While I agree with much of Alexey Pushkov's analysis, I question his use of the word "authoritarian." 

This understates the nature of Putin's political objectives as he forces through his reformist agenda. The Kremlin's capture of the presidency and the legislative branch was pursued not to create an "authoritarian" regime or to dismiss the concept of democracy. Rather, having attained unchallenged power, the Kremlin is in the process of creating the foundation of a Russia-specific democracy, planted in the soil of economic reform. By reforming the economy and cutting "oligarchic capitalism" down to size, the Kremlin's primary goal is to create an economic environment in which the average citizen can be a meaningful actor. 

Putin engages society through a series of informal referenda and public opinion polls. It is true, formal representative institutions under Putin are not designed to represent the interests of the population-only to force through reform from above as quickly as possible. This arrangement should not be seen as inherently anti-democratic or authoritarian. To accept such assumptions is to argue that Russian society is unable or not allowed to identify, articulate and act upon its own interests. 

The protests against the "cash for social benefits" reforms have proven that there are limits to the Kremlin's bulldozing of reform, particularly when reforms negatively impact the average Russian and those sections of society marginalized by the failed system of Yeltsin and the oligarchs. However, in a strikingly "un-authoritarian" way, the Kremlin has reacted to protests and is quickly restructuring some of the social reforms.

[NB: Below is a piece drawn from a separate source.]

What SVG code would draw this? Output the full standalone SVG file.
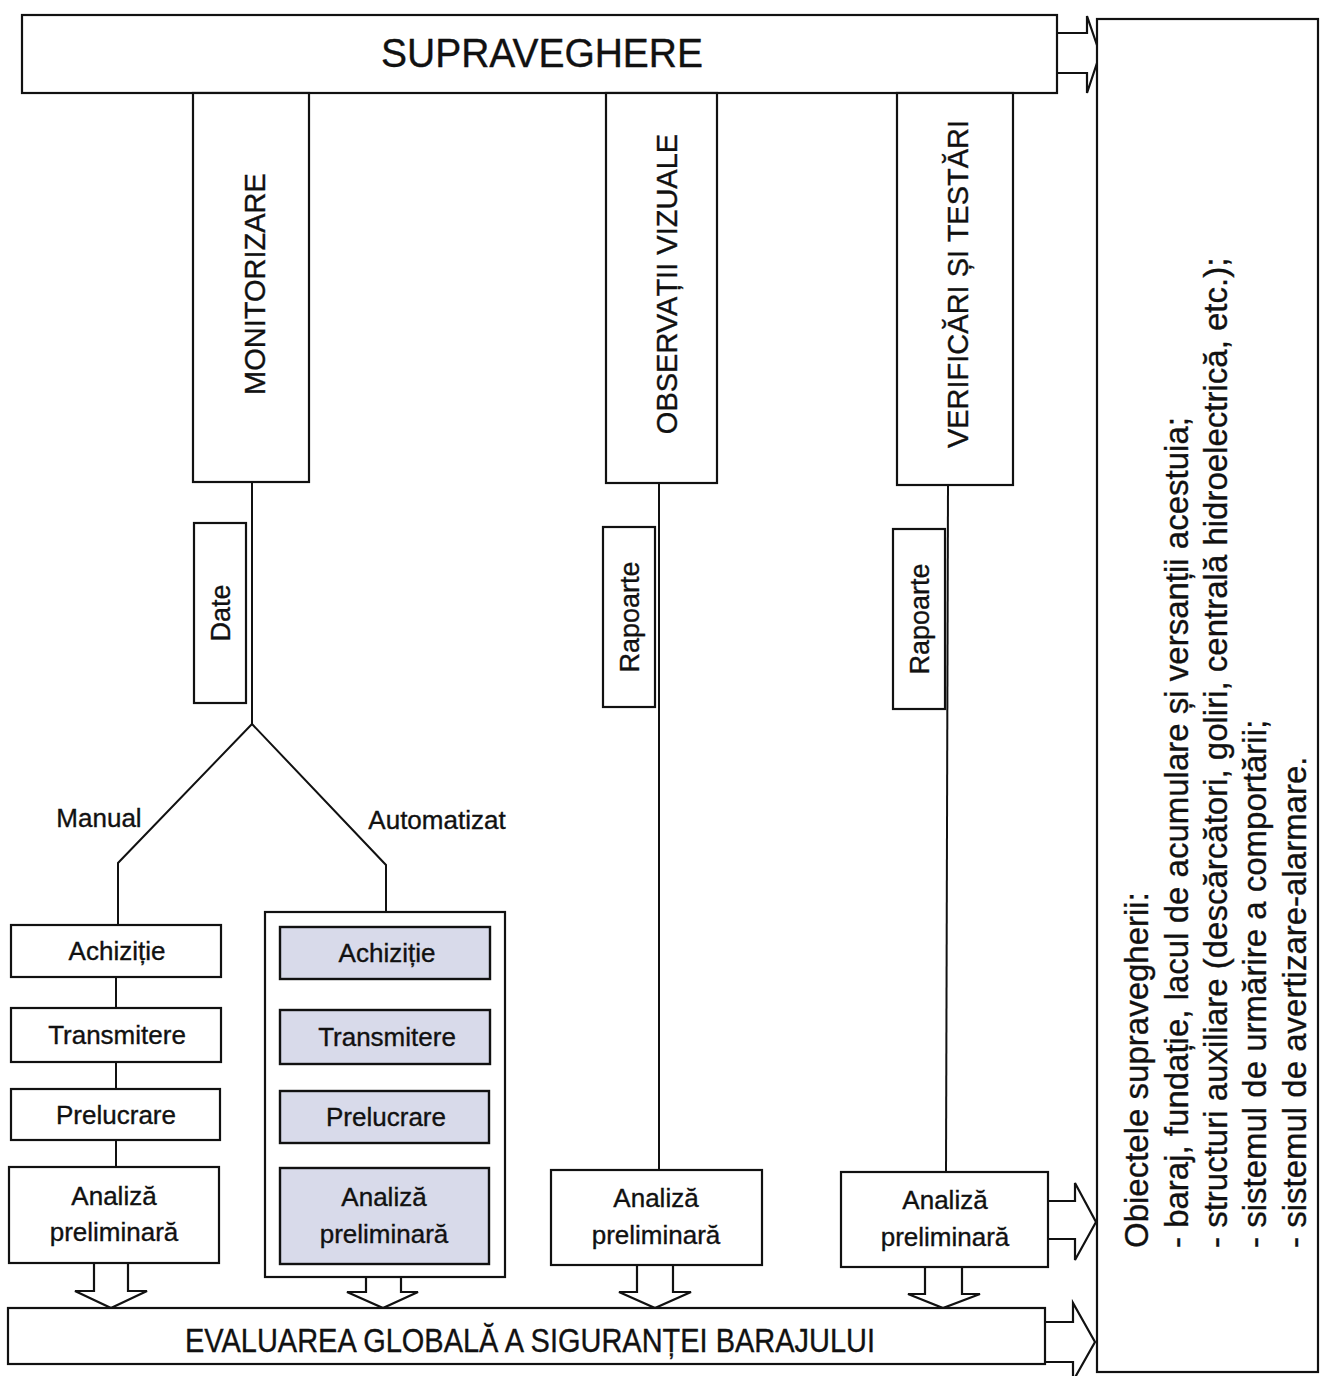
<svg xmlns="http://www.w3.org/2000/svg" width="1326" height="1376" viewBox="0 0 1326 1376">
<style>
.box{fill:#fff;stroke:#111;stroke-width:2.2}
.sh{fill:#d8daea;stroke:#111;stroke-width:2.4}
.ln{fill:none;stroke:#111;stroke-width:2}
.ar{fill:#fff;stroke:#111;stroke-width:2.2;stroke-linejoin:miter}
text{font-family:"Liberation Sans",Arial,sans-serif;fill:#111;stroke:#111;stroke-width:0.35}
.t26{font-size:26px;text-anchor:middle}
.v29{font-size:29px;text-anchor:middle}
.v27{font-size:27px;text-anchor:middle}
.obj{font-size:33px;text-anchor:start}
</style>
<rect width="1326" height="1376" fill="#fff"/>

<g id="connectors">
  <line class="ln" x1="252" y1="482" x2="252" y2="724"/>
  <polyline class="ln" points="118,925 118,863 252,724 386,865 386,927"/>
  <line class="ln" x1="116" y1="977" x2="116" y2="1008"/>
  <line class="ln" x1="116" y1="1062" x2="116" y2="1089"/>
  <line class="ln" x1="116" y1="1140" x2="116" y2="1167"/>
  <line class="ln" x1="386" y1="979" x2="386" y2="1010"/>
  <line class="ln" x1="386" y1="1064" x2="386" y2="1091"/>
  <line class="ln" x1="386" y1="1143" x2="386" y2="1168"/>
  <line class="ln" x1="659" y1="483" x2="659" y2="1170"/>
  <line class="ln" x1="948" y1="485" x2="946" y2="1172"/>
  <polyline class="ar" points="1057,33 1087,33 1087,16 1100,54 1087,93 1087,73 1057,73"/>
  <polyline class="ar" points="1048,1201 1075,1201 1075,1183 1096,1222 1075,1260 1075,1239 1048,1239"/>
  <polyline class="ar" points="1045,1322 1073,1322 1073,1303 1095,1342 1073,1381 1073,1362 1045,1362"/>
  <polyline class="ar" points="94,1263 94,1291 75,1291 111,1308 147,1291 128,1291 128,1263"/>
  <polyline class="ar" points="366,1264 366,1292 347,1292 383,1308 418,1292 401,1292 401,1264"/>
  <polyline class="ar" points="637,1265 637,1292 619,1292 655,1308 691,1292 673,1292 673,1265"/>
  <polyline class="ar" points="925,1267 925,1294 908,1294 943,1308 980,1294 962,1294 962,1267"/>
</g>

<g id="supraveghere">
  <rect class="box" x="22" y="15" width="1035" height="78"/>
  <text x="542" y="67" font-size="40" text-anchor="middle" textLength="322" lengthAdjust="spacingAndGlyphs">SUPRAVEGHERE</text>
</g>

<g id="monitorizare">
  <rect class="box" x="193" y="93" width="116" height="389"/>
  <text class="v29" transform="translate(265,284) rotate(-90)">MONITORIZARE</text>
</g>
<g id="observatii">
  <rect class="box" x="606" y="93" width="111" height="390"/>
  <text class="v29" transform="translate(677,284) rotate(-90)">OBSERVAȚII VIZUALE</text>
</g>
<g id="verificari">
  <rect class="box" x="897" y="93" width="116" height="392"/>
  <text class="v29" transform="translate(968,284) rotate(-90)">VERIFICĂRI ȘI TESTĂRI</text>
</g>

<g id="date">
  <rect class="box" x="194" y="523" width="52" height="180"/>
  <text class="v27" transform="translate(230,613) rotate(-90)">Date</text>
</g>
<g id="rapoarte1">
  <rect class="box" x="603" y="527" width="52" height="180"/>
  <text class="v27" transform="translate(639,617) rotate(-90)">Rapoarte</text>
</g>
<g id="rapoarte2">
  <rect class="box" x="893" y="529" width="52" height="180"/>
  <text class="v27" transform="translate(929,619) rotate(-90)">Rapoarte</text>
</g>

<g id="label-manual"><text x="99" y="827" font-size="26" text-anchor="middle">Manual</text></g>
<g id="label-automatizat"><text x="437" y="829" font-size="26" text-anchor="middle">Automatizat</text></g>

<g id="m-achizitie">
  <rect class="box" x="11" y="925" width="210" height="52"/>
  <text class="t26" x="117" y="960">Achiziție</text>
</g>
<g id="m-transmitere">
  <rect class="box" x="11" y="1008" width="210" height="54"/>
  <text class="t26" x="117" y="1044">Transmitere</text>
</g>
<g id="m-prelucrare">
  <rect class="box" x="11" y="1089" width="209" height="51"/>
  <text class="t26" x="116" y="1124">Prelucrare</text>
</g>
<g id="m-analiza">
  <rect class="box" x="9" y="1167" width="210" height="96"/>
  <text class="t26" x="114" y="1205">Analiză</text>
  <text class="t26" x="114" y="1241">preliminară</text>
</g>

<g id="automat-group">
  <rect class="box" x="265" y="912" width="240" height="365"/>
</g>
<g id="a-achizitie">
  <rect class="sh" x="280" y="927" width="210" height="52"/>
  <text class="t26" x="387" y="962">Achiziție</text>
</g>
<g id="a-transmitere">
  <rect class="sh" x="280" y="1010" width="210" height="54"/>
  <text class="t26" x="387" y="1046">Transmitere</text>
</g>
<g id="a-prelucrare">
  <rect class="sh" x="280" y="1091" width="209" height="52"/>
  <text class="t26" x="386" y="1126">Prelucrare</text>
</g>
<g id="a-analiza">
  <rect class="sh" x="280" y="1168" width="209" height="96"/>
  <text class="t26" x="384" y="1206">Analiză</text>
  <text class="t26" x="384" y="1243">preliminară</text>
</g>

<g id="o-analiza">
  <rect class="box" x="551" y="1170" width="211" height="95"/>
  <text class="t26" x="656" y="1207">Analiză</text>
  <text class="t26" x="656" y="1244">preliminară</text>
</g>
<g id="v-analiza">
  <rect class="box" x="841" y="1172" width="207" height="95"/>
  <text class="t26" x="945" y="1209">Analiză</text>
  <text class="t26" x="945" y="1246">preliminară</text>
</g>

<g id="evaluarea">
  <rect class="box" x="8" y="1308" width="1037" height="56"/>
  <text x="530" y="1352" font-size="34" text-anchor="middle" textLength="690" lengthAdjust="spacingAndGlyphs">EVALUAREA GLOBALĂ A SIGURANȚEI BARAJULUI</text>
</g>

<g id="obiectele">
  <rect class="box" x="1097" y="19" width="221" height="1353"/>
  <text class="obj" transform="translate(1148,1248) rotate(-90)">Obiectele supravegherii:</text>
  <text class="obj" transform="translate(1188,1248) rotate(-90)">- baraj, fundație, lacul de acumulare și versanții acestuia;</text>
  <text class="obj" transform="translate(1227,1248) rotate(-90)">- structuri auxiliare (descărcători, goliri, centrală hidroelectrică, etc.);</text>
  <text class="obj" transform="translate(1266,1248) rotate(-90)">- sistemul de urmărire a comportării;</text>
  <text class="obj" transform="translate(1306,1248) rotate(-90)">- sistemul de avertizare-alarmare.</text>
</g>
</svg>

When faced with strong social discontent concerning a law passed last year restricting public protests, the Kremlin backed down and rewrote the legislation. Pensioners and other groups mobilized to force the Kremlin to rethink social reform. Even the battered oligarchs spoke out against the heavy hand of the tax authorities, claiming the Kremlin was undermining its own goal of doubling GDP in a decade. Two working days after they made the protest known to the Kremlin, changes to tax laws were announced. All of this hardly sounds like an "authoritarian" regime in action. Actually, it appears that the system Putin has created is looking for some form of equilibrium to balance a variety of interests.